**Excerpted data**:
------

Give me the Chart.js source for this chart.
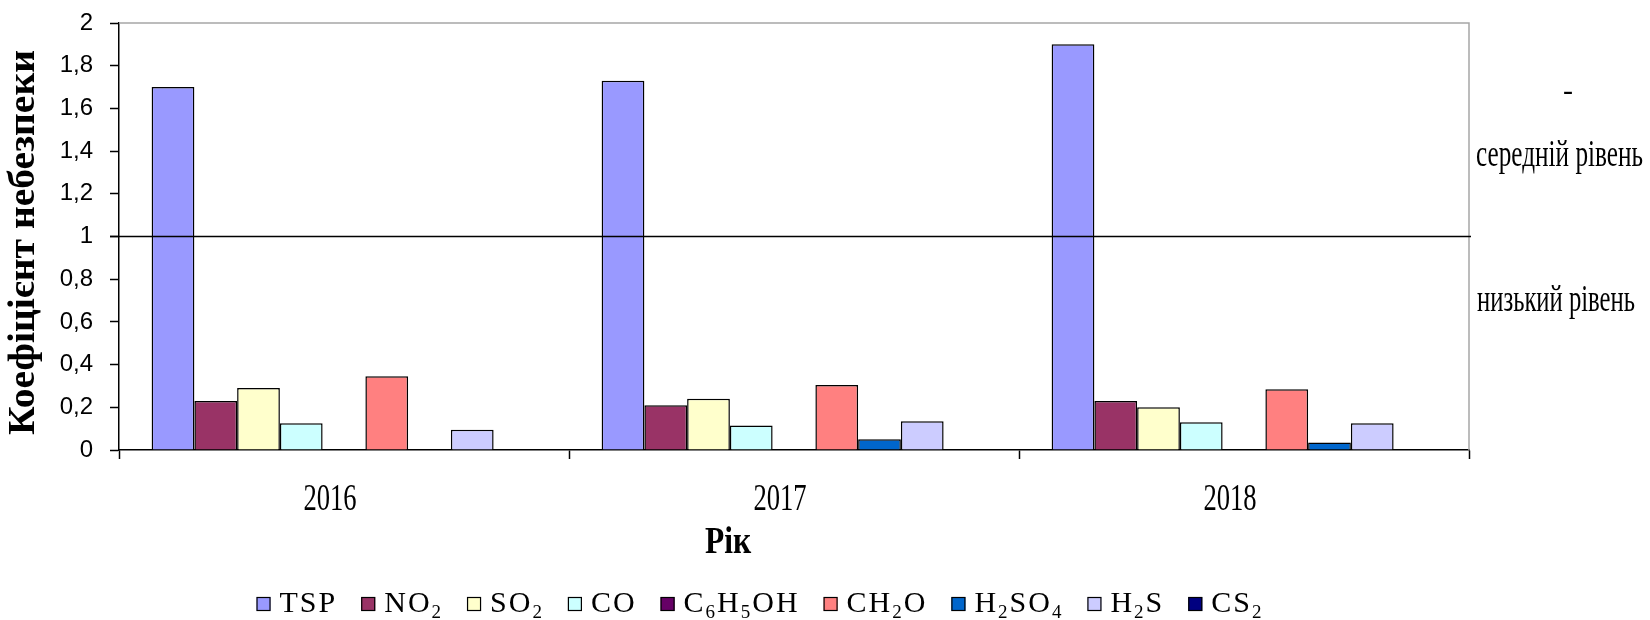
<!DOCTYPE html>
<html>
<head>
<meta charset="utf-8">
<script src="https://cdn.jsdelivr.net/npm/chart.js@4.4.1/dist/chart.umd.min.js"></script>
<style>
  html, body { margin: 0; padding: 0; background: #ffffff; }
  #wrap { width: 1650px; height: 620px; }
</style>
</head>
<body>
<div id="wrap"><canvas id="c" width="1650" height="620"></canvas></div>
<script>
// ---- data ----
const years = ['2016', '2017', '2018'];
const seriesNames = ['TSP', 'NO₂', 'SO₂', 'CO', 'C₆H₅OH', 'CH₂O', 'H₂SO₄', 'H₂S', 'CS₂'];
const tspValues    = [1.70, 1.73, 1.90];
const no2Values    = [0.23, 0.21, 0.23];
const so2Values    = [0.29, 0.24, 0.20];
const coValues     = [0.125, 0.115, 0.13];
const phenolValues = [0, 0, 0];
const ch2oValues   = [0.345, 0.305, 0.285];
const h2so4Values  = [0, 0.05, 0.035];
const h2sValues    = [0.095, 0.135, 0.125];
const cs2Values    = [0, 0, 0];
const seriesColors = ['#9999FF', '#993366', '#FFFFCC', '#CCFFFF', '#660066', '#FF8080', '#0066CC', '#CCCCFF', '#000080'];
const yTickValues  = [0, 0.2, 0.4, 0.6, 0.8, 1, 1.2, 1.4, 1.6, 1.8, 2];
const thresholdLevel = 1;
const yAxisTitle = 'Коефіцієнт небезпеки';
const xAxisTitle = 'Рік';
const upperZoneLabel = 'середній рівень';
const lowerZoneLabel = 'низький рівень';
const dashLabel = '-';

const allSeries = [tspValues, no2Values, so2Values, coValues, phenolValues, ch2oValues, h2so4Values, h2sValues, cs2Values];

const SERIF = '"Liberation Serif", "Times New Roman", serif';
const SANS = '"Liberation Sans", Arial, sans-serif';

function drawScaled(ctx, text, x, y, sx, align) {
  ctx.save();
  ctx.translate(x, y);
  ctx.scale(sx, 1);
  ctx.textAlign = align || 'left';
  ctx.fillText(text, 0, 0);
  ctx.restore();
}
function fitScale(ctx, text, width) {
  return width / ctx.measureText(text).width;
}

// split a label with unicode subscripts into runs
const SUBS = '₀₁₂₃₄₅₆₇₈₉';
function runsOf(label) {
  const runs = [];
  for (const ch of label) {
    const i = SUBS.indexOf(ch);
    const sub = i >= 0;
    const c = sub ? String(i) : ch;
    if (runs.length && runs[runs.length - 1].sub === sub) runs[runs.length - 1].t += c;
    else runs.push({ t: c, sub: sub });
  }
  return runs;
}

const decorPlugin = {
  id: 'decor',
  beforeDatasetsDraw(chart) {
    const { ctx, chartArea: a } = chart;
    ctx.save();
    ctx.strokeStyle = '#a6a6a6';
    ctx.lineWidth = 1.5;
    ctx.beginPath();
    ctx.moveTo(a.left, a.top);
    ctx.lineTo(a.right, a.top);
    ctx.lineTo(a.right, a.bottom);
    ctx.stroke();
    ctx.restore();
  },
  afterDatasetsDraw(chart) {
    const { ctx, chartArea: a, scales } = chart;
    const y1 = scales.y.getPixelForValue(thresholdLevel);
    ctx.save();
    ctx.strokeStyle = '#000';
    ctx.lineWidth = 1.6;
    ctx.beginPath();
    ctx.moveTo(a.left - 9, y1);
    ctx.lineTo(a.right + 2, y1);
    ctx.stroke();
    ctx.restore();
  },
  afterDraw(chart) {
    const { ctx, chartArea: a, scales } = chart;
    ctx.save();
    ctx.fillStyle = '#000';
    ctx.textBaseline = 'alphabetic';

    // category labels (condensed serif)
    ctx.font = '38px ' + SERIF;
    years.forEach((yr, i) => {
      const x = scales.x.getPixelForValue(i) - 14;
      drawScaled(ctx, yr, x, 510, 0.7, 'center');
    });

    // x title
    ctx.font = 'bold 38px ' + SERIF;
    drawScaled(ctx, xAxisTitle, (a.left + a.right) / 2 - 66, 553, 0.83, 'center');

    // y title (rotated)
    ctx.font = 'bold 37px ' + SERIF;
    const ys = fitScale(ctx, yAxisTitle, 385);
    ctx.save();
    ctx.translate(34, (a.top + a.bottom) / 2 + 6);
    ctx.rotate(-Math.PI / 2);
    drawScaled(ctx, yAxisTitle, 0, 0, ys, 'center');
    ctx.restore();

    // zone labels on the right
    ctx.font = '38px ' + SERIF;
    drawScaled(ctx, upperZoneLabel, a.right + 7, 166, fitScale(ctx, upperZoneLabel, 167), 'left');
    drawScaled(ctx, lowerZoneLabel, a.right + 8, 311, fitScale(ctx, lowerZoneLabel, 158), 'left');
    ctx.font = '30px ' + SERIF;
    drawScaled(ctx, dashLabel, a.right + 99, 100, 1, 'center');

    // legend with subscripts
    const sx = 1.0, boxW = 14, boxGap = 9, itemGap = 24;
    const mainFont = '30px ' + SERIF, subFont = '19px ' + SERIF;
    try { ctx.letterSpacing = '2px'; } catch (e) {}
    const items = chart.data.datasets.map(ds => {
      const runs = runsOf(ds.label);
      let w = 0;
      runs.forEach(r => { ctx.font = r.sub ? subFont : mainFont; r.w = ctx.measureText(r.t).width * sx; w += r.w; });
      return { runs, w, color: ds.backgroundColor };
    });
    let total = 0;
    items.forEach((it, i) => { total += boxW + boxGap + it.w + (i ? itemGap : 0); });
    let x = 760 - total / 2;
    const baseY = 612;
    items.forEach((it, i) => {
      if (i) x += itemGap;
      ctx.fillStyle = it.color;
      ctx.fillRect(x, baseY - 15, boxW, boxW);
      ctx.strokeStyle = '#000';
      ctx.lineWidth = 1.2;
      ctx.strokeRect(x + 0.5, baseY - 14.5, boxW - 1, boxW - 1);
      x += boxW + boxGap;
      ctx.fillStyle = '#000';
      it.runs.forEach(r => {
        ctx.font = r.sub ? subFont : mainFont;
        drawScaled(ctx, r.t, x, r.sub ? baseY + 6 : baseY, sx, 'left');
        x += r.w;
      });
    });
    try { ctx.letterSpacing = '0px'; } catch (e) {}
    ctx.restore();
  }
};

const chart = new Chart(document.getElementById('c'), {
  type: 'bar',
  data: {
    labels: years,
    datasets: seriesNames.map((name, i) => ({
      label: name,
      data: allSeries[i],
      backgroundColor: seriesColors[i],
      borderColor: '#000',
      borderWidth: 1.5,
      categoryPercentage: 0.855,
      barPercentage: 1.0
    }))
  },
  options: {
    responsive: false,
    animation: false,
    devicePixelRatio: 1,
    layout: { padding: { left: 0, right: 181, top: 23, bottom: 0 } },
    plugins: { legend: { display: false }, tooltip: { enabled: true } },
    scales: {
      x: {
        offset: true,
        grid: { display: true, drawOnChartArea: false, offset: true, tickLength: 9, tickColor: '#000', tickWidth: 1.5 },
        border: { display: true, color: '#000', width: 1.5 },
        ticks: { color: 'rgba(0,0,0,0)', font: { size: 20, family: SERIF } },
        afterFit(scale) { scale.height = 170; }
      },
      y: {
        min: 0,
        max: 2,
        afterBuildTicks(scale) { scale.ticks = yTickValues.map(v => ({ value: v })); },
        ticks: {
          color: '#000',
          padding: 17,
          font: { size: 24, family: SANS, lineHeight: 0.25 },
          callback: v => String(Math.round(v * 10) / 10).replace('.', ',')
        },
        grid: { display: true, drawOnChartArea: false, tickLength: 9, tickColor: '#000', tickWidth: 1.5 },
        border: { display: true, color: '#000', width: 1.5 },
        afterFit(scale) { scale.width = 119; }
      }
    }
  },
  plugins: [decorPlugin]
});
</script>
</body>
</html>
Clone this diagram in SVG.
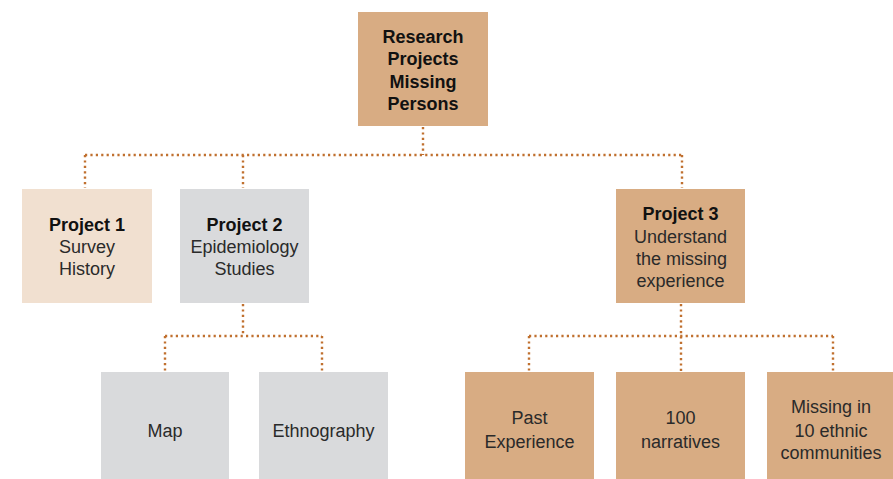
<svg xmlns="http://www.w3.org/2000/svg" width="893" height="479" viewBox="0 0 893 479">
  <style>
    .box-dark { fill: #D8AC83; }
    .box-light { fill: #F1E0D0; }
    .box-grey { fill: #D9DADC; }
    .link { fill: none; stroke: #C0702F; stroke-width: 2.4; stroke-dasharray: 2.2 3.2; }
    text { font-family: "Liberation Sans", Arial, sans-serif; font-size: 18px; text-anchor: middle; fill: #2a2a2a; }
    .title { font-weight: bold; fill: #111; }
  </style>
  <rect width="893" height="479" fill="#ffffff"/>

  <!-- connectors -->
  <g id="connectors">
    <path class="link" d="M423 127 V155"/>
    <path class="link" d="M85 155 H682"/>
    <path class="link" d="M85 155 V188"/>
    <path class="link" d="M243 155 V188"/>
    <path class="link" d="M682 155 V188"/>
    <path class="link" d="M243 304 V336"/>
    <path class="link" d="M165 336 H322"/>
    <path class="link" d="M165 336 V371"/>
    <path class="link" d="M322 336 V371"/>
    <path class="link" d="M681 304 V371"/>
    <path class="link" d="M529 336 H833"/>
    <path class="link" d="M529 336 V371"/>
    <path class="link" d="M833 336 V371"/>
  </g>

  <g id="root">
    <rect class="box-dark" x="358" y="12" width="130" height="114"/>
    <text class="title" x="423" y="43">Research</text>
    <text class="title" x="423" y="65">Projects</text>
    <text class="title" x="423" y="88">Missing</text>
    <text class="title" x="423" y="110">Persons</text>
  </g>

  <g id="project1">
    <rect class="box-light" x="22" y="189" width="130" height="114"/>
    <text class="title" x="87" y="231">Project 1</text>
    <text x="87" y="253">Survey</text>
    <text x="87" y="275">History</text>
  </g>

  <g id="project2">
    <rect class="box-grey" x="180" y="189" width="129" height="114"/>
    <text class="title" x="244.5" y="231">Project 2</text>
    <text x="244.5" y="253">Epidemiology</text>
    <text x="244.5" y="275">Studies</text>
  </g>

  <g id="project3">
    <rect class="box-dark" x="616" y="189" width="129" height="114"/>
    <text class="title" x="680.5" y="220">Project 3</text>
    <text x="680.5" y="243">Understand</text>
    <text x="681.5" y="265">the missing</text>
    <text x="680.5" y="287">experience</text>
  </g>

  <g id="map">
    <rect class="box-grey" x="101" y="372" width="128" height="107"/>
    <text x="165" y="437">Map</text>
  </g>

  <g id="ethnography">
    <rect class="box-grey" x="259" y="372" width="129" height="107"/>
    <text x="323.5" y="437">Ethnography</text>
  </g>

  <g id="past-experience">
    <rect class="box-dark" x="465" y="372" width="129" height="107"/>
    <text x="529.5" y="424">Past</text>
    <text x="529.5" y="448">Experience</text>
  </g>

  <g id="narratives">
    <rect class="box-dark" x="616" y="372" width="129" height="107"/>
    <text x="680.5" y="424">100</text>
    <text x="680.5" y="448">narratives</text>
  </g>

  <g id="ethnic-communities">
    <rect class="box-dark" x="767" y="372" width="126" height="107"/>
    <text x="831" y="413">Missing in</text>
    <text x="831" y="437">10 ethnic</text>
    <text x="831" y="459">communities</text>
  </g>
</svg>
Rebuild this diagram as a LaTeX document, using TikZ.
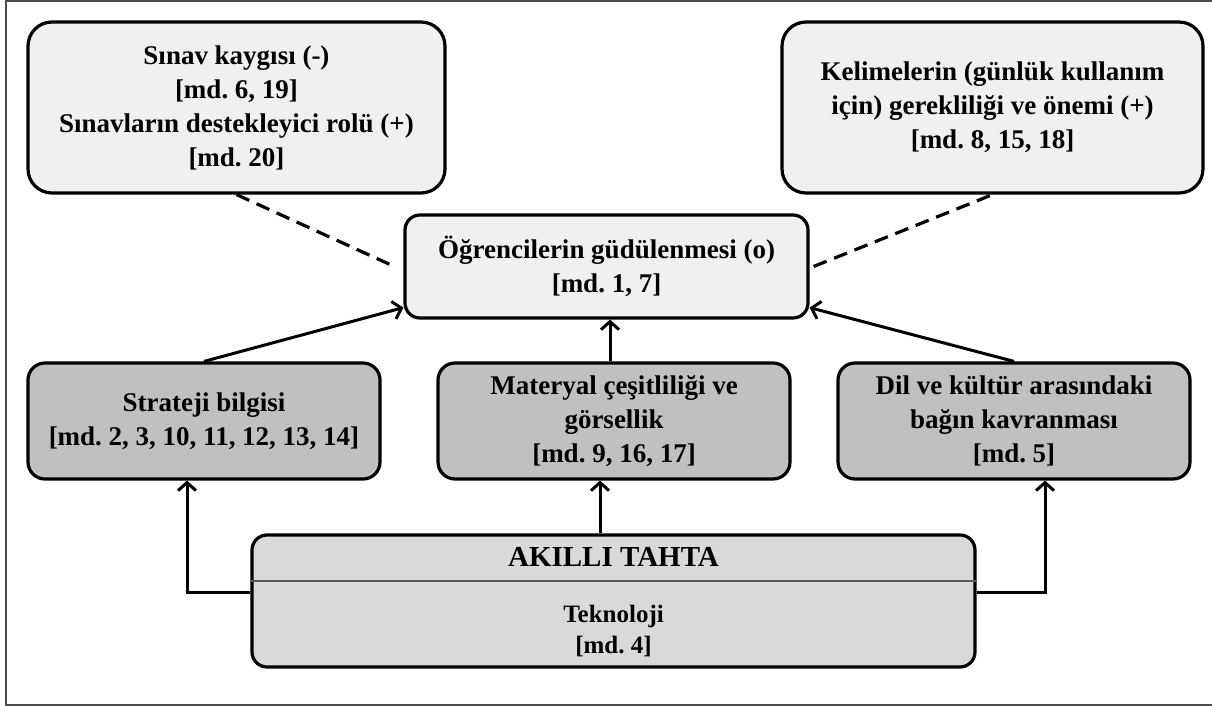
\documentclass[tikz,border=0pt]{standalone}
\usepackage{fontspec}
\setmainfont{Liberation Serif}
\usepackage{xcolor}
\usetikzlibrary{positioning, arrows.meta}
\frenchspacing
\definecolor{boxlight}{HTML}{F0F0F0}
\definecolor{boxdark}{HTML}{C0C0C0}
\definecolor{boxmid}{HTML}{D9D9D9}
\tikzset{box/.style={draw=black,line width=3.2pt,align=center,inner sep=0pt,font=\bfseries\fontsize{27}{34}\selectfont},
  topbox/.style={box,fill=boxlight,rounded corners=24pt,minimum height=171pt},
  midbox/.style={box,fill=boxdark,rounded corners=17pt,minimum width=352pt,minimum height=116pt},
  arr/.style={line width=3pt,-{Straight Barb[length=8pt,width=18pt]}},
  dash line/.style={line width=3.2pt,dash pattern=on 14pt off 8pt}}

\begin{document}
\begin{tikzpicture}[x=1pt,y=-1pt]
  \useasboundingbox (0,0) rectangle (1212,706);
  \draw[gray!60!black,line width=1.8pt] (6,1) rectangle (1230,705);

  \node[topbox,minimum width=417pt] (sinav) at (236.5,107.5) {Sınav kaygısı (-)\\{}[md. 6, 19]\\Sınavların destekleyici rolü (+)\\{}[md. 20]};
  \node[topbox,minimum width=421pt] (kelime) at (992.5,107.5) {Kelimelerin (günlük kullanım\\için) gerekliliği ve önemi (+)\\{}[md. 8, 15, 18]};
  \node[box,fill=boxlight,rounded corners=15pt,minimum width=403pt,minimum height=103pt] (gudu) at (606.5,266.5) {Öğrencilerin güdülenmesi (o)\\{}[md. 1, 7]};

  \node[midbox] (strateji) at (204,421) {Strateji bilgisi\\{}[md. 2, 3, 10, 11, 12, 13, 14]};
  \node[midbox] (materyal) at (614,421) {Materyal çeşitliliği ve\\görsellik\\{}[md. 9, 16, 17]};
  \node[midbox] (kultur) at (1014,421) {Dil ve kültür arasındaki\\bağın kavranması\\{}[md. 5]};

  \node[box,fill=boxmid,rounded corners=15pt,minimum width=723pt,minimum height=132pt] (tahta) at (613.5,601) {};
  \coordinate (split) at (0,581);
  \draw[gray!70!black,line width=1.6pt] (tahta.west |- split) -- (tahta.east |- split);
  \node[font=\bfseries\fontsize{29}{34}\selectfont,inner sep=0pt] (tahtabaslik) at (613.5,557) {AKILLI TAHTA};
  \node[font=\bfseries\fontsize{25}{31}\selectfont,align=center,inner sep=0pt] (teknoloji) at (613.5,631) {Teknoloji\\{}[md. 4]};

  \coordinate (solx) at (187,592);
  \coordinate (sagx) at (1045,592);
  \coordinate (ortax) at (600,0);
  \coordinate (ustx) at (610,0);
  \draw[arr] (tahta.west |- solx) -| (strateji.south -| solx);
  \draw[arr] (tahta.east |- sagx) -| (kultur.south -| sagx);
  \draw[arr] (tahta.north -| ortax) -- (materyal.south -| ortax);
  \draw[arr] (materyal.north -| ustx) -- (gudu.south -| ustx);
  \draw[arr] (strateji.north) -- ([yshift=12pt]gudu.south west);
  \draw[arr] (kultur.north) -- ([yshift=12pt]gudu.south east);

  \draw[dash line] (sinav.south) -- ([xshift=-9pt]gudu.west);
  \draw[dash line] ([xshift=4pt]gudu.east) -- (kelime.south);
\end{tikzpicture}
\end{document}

------

**Aim of the task**:
Report all lines of the data above that include the string "diagram".

**Worked solution**:
Clone this diagram in SVG.
Rebuild this diagram as a LaTeX document, using TikZ.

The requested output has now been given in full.